Brayan Gómez

Personal information
- Full name: Brayan Arley Gómez Ramírez
- Date of birth: 29 January 2000 (age 26)
- Place of birth: Medellín, Colombia
- Height: 1.63 m (5 ft 4 in)
- Position: Attacking midfielder

Youth career
- 0000–2019: Atlético Nacional

Senior career*
- Years: Team / Apps / (Gls)
- 2019: Atlético Nacional / 0 / (0)
- 2020–2021: Deportivo Pasto / 0 / (0)
- 2021: Real Monarchs / 3 / (0)
- 2023: Jaguares de Córdoba / 0 / (0)
- 2023–2024: Orsomarso / 11 / (2)

International career^{‡}
- 2017: Colombia U17 / 8 / (0)

= Brayan Gómez =

Colombian footballer (born 2000)

Brayan Arley Gómez Ramírez (born 29 January 2000) is a Colombian professional footballer who plays as an attacking midfielder.

==Club career==
Gómez began his career with Atlético Nacional, before moving to Deportivo Pasto in search of first team football.
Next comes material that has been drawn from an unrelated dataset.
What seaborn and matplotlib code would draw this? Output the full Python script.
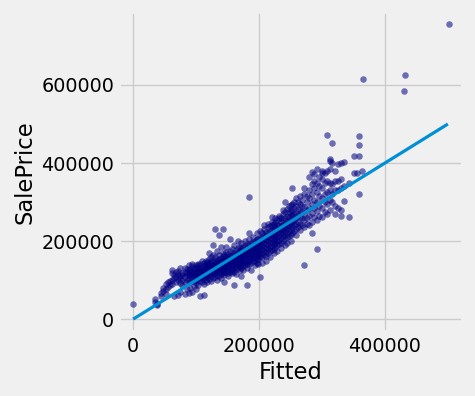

In January 2021, it was announced Gómez had joined USL Championship side Real Monarchs SLC, with Deportivo Pasto keeping 50% of the player's rights for any future sale.

==International career==
Gómez was part of the Colombia under-17 team at the 2017 FIFA U-17 World Cup squad, appearing in all three group stage matches. In the 2017 U-17 South American Championships, he also tallied two assists in five appearances to help Colombia to a fourth-place finish.